1. ALPHA VERSION DISCLAIMER
THE SOFTWARE LICENSED HEREUNDER IS AN ALPHA VERISON AND IS BELIEVED TO CONTAIN DEFECTS. LICENSEE IS ADVISED TO SAFEGUARD IMPORTANT DATA, TO USE CAUTION AND NOT TO RELY IN ANY WAY ON THE CORRECT FUNCTIONING OR PERFORMANCE OF THE SOFTWARE AND/OR DOCUMENTATION. LICENSEE USES THE SOFTWARE AT ITS SOLE RISK.
2. LICENSE GRANT; RESTRICTIONS
a. Grant of License. Subject to all of the terms and conditions of this Agreement, Swirlds hereby grants to Licensee a limited, non-exclusive, non-sublicensable and non-transferrable license to (i) install, run and use the Software for Licensee’s own internal business operations and (ii) use the Documentation provided by Swirlds in connection with the licensed use of the Software. As an alpha version, the Software is still under development and is likely to contain bugs and other defects. Thus, Licensee is solely responsible for ascertaining the fitness of the Software for its permitted use, and for checking that it is sufficiently free from error and malfunction for such use.
b. Restrictions. The Software and Documentation is protected by United States copyright laws, international treaties and other applicable laws. Licensee shall not alter or remove any proprietary markings on the Software or Documentation, including copyright, trademark, service mark, trade secret, confidentiality or other proprietary notices. In addition, Licensee shall not, or permit any third party to, directly or indirectly: (i) reverse engineer, decompile, disassemble or otherwise attempt to determine the internal manner of functioning of the Software; (ii) copy, modify or create derivative works from the Software or Documentation (code written to published APIs (application programming interfaces) for the Software shall not be deemed derivative works); (iii) sublicense, rent, lease or otherwise distribute or transfer the Software or Documentation; (iv) use the Software or Documentation for any third-party use including, but not limited to, service bureau use, time-sharing or training; or (v) take any actions to create any claim, encumbrance or lien with respect to the Software.
c.
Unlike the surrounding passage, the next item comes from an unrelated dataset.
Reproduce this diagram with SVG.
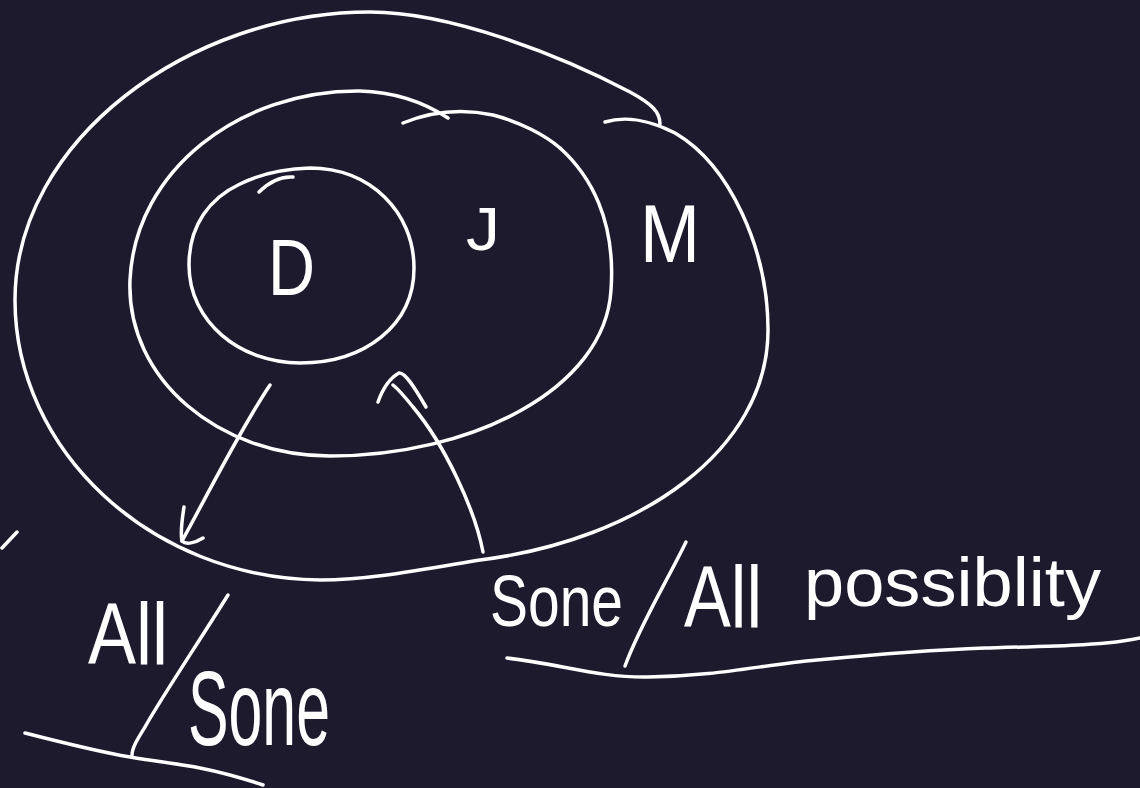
<svg xmlns="http://www.w3.org/2000/svg" width="1140" height="788" viewBox="0 0 1140 788">
<style>
.s{fill:none;stroke:#ffffff;stroke-width:3.5;stroke-linecap:round;stroke-linejoin:round}
.t{fill:#ffffff;font-family:"Liberation Sans",Arial,sans-serif}
</style>
<rect width="1140" height="788" fill="#1d1a2e"/>
<g id="node-M">
<path class="s" d="M 605 122 C 625 116 650 120 675 133 C 730 165 768 250 768 330 C 768 450 640 540 480 560 C 420 570 370 580 320 580 C 150 578 15 450 15 300 C 15 140 190 12 370 12 C 450 12 560 55 630 92 C 652 104 660 112 660 124"/>
<text class="t" x="640" y="262" font-size="82" textLength="60" lengthAdjust="spacingAndGlyphs">M</text>
</g>
<g id="node-J">
<path class="s" d="M 448 118 C 425 103 395 92 360 91 C 240 90 135 170 130 280 C 126 380 220 456 330 456 C 470 456 605 390 611 290 C 616 220 590 175 560 148"/>
<path class="s" d="M 403 123 C 430 112 460 108 493 115 C 520 122 545 135 560 148"/>
<text class="t" x="466" y="250" font-size="62" textLength="34" lengthAdjust="spacingAndGlyphs">J</text>
</g>
<g id="node-D">
<path class="s" d="M 240 184 C 258 175 280 169 310 168 C 370 168 414 212 414 268 C 414 325 365 363 300 363 C 240 363 189 322 189 265 C 189 225 210 198 240 184"/>
<path class="s" d="M 259 192 C 268 183 280 176 293 177"/>
<text class="t" x="268" y="295" font-size="80" textLength="47" lengthAdjust="spacingAndGlyphs">D</text>
</g>
<g id="connectors">
<path class="s" d="M 270 385 C 240 430 210 490 182 541"/>
<path class="s" d="M 184 507 C 182 520 180 532 182 541 C 186 545 195 543 203 538"/>
<path class="s" d="M 483 552 C 475 510 445 445 413 407 C 405 397 398 389 393 385"/>
<path class="s" d="M 378 402 C 383 388 390 378 399 373 C 405 372 415 388 426 407"/>
<path class="s" d="M 2 548 L 17 532"/>
</g>
<g id="label-left">
<text class="t" x="88" y="664" font-size="88" textLength="80" lengthAdjust="spacingAndGlyphs">All</text>
<path class="s" d="M 228 595 C 200 640 160 700 145 727 C 137 740 132 748 132 755"/>
<text class="t" x="188" y="745" font-size="105" textLength="142" lengthAdjust="spacingAndGlyphs">Sone</text>
<path class="s" d="M 25 733 C 60 742 100 752 130 757 C 160 762 180 764 200 768 C 225 773 245 779 263 785"/>
</g>
<g id="label-right">
<text class="t" x="490" y="626" font-size="72" textLength="133" lengthAdjust="spacingAndGlyphs">Sone</text>
<path class="s" d="M 686 542 C 665 585 640 625 625 666"/>
<text class="t" x="684" y="627" font-size="88" textLength="78" lengthAdjust="spacingAndGlyphs">All</text>
<text class="t" x="804" y="606" font-size="68" textLength="297" lengthAdjust="spacingAndGlyphs">possiblity</text>
<path class="s" d="M 507 658 C 560 664 600 678 648 677 C 720 676 760 665 817 660 C 880 654 930 650 985 648 C 1060 646 1110 645 1140 638"/>
</g>
</svg>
IAM Restriction. During the period from the date Licensee first accesses the Software until December 31, 2016, Licensee shall not, directly or indirectly through another party, market, sell or license a product that incorporates or uses the Software for any identity and access management application or use case, either as a trial or commercial offering. “Identity and access management” is the technology security discipline that addresses how specified individuals authenticate and access specified digital resources at specified times for specified reasons.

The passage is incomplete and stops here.